> **What to produce**
Repeat the material verbatim. Images are excluded from the copy.

> **Data segment**
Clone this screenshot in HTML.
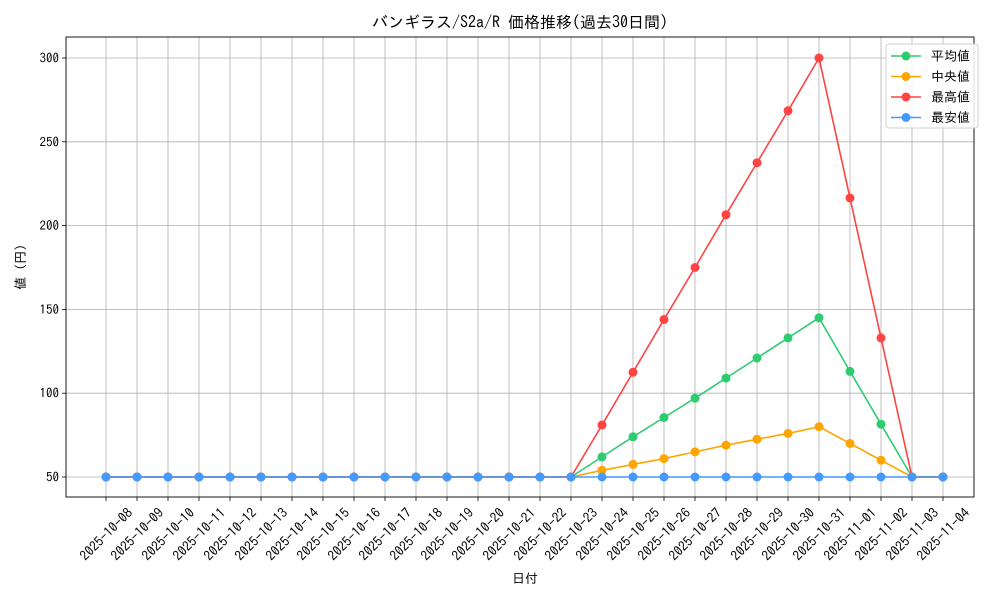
<!DOCTYPE html>
<html><head><meta charset="utf-8"><style>
body{margin:0;background:#fff}
svg{display:block;font-family:"IPAGothic","Noto Sans CJK JP",sans-serif}
</style></head><body>
<svg id="s" width="1000" height="600" xmlns="http://www.w3.org/2000/svg">
<rect width="1000" height="600" fill="#fff"/>
<g id="g"></g>
</svg>
<script>
const ns="http://www.w3.org/2000/svg",g=document.getElementById('g');
function el(t,a,txt){const e=document.createElementNS(ns,t);for(const k in a)e.setAttribute(k,a[k]);if(txt!=null)e.textContent=txt;g.appendChild(e);return e;}
const X=i=>106+i*31.0, Y=v=>477-(v-50)*1.676;
const dates=[];let d=new Date(Date.UTC(2025,9,8));
for(let i=0;i<28;i++){dates.push(d.toISOString().slice(0,10));d=new Date(d.getTime()+864e5);}
for(let i=0;i<28;i++)el('line',{x1:X(i),x2:X(i),y1:37,y2:497,stroke:'#b0b0b0','stroke-width':0.8});
for(let v=50;v<=300;v+=50){el('line',{x1:66,x2:974,y1:Y(v),y2:Y(v),stroke:'#b0b0b0','stroke-width':0.8});
 el('line',{x1:62,x2:66,y1:Y(v),y2:Y(v),stroke:'#000','stroke-width':0.8});
 el('text',{x:59,y:Y(v)+4.5,'text-anchor':'end','font-size':13},v);}
for(let i=0;i<28;i++){el('line',{x1:X(i),x2:X(i),y1:497,y2:501,stroke:'#000','stroke-width':0.8});
 el('text',{x:X(i),y:534,'text-anchor':'middle','dominant-baseline':'central','font-size':13.5,transform:`rotate(-45 ${X(i)} 534)`},dates[i]);}
const flat=n=>Array(n).fill(50);
const S=[
 ['#2ecc71',flat(16).concat([62,74,85.5,97,109,121,133,145,113,81.5,50,50])],
 ['#ffa500',flat(16).concat([54,57.5,61,65,69,72.5,76,80,70,60,50,50])],
 ['#ff4444',flat(16).concat([81,112.5,144,175,206.5,237.5,268.5,300,216.5,133,50,50])],
 ['#4499ff',flat(28)]];
for(const [c,vals] of S){el('polyline',{points:vals.map((v,i)=>X(i)+','+Y(v)).join(' '),fill:'none',stroke:c,'stroke-width':1.6});
 vals.forEach((v,i)=>el('circle',{cx:X(i),cy:Y(v),r:4.5,fill:c}));}
el('rect',{x:66,y:37,width:908,height:460,fill:'none',stroke:'#000','stroke-width':0.9});
el('text',{x:520,y:28,'text-anchor':'middle','font-size':16},'バンギラス/S2a/R 価格推移(過去30日間)');
el('text',{x:525,y:583,'text-anchor':'middle','font-size':13},'日付');
el('text',{x:25,y:267,'text-anchor':'middle','font-size':13,transform:'rotate(-90 25 267)'},'値 (円)');
el('rect',{x:886,y:44,width:92,height:84,rx:3,fill:'#fff','fill-opacity':0.85,stroke:'#d0d0d0'});
const names=['平均値','中央値','最高値','最安値'];
S.forEach(([c],k)=>{const y=56+k*20.5;
 el('line',{x1:891,x2:921,y1:y,y2:y,stroke:c,'stroke-width':1.6});
 el('circle',{cx:906,cy:y,r:4.5,fill:c});
 el('text',{x:931,y:y+4.5,'font-size':13},names[k]);});
</script>
</body></html>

> **Problem solution**
Clone this screenshot in HTML.
<!DOCTYPE html>
<html><head><meta charset="utf-8"><style>
body{margin:0;background:#fff}
svg{display:block;font-family:"IPAGothic","Noto Sans CJK JP",sans-serif}
</style></head><body>
<svg id="s" width="1000" height="600" xmlns="http://www.w3.org/2000/svg">
<rect width="1000" height="600" fill="#fff"/>
<g id="g"></g>
</svg>
<script>
const ns="http://www.w3.org/2000/svg",g=document.getElementById('g');
function el(t,a,txt){const e=document.createElementNS(ns,t);for(const k in a)e.setAttribute(k,a[k]);if(txt!=null)e.textContent=txt;g.appendChild(e);return e;}
const X=i=>106+i*31.0, Y=v=>477-(v-50)*1.676;
const dates=[];let d=new Date(Date.UTC(2025,9,8));
for(let i=0;i<28;i++){dates.push(d.toISOString().slice(0,10));d=new Date(d.getTime()+864e5);}
for(let i=0;i<28;i++)el('line',{x1:X(i),x2:X(i),y1:37,y2:497,stroke:'#b0b0b0','stroke-width':0.8});
for(let v=50;v<=300;v+=50){el('line',{x1:66,x2:974,y1:Y(v),y2:Y(v),stroke:'#b0b0b0','stroke-width':0.8});
 el('line',{x1:62,x2:66,y1:Y(v),y2:Y(v),stroke:'#000','stroke-width':0.8});
 el('text',{x:59,y:Y(v)+4.5,'text-anchor':'end','font-size':13},v);}
for(let i=0;i<28;i++){el('line',{x1:X(i),x2:X(i),y1:497,y2:501,stroke:'#000','stroke-width':0.8});
 el('text',{x:X(i),y:534,'text-anchor':'middle','dominant-baseline':'central','font-size':13.5,transform:`rotate(-45 ${X(i)} 534)`},dates[i]);}
const flat=n=>Array(n).fill(50);
const S=[
 ['#2ecc71',flat(16).concat([62,74,85.5,97,109,121,133,145,113,81.5,50,50])],
 ['#ffa500',flat(16).concat([54,57.5,61,65,69,72.5,76,80,70,60,50,50])],
 ['#ff4444',flat(16).concat([81,112.5,144,175,206.5,237.5,268.5,300,216.5,133,50,50])],
 ['#4499ff',flat(28)]];
for(const [c,vals] of S){el('polyline',{points:vals.map((v,i)=>X(i)+','+Y(v)).join(' '),fill:'none',stroke:c,'stroke-width':1.6});
 vals.forEach((v,i)=>el('circle',{cx:X(i),cy:Y(v),r:4.5,fill:c}));}
el('rect',{x:66,y:37,width:908,height:460,fill:'none',stroke:'#000','stroke-width':0.9});
el('text',{x:520,y:28,'text-anchor':'middle','font-size':16},'バンギラス/S2a/R 価格推移(過去30日間)');
el('text',{x:525,y:583,'text-anchor':'middle','font-size':13},'日付');
el('text',{x:25,y:267,'text-anchor':'middle','font-size':13,transform:'rotate(-90 25 267)'},'値 (円)');
el('rect',{x:886,y:44,width:92,height:84,rx:3,fill:'#fff','fill-opacity':0.85,stroke:'#d0d0d0'});
const names=['平均値','中央値','最高値','最安値'];
S.forEach(([c],k)=>{const y=56+k*20.5;
 el('line',{x1:891,x2:921,y1:y,y2:y,stroke:c,'stroke-width':1.6});
 el('circle',{cx:906,cy:y,r:4.5,fill:c});
 el('text',{x:931,y:y+4.5,'font-size':13},names[k]);});
</script>
</body></html>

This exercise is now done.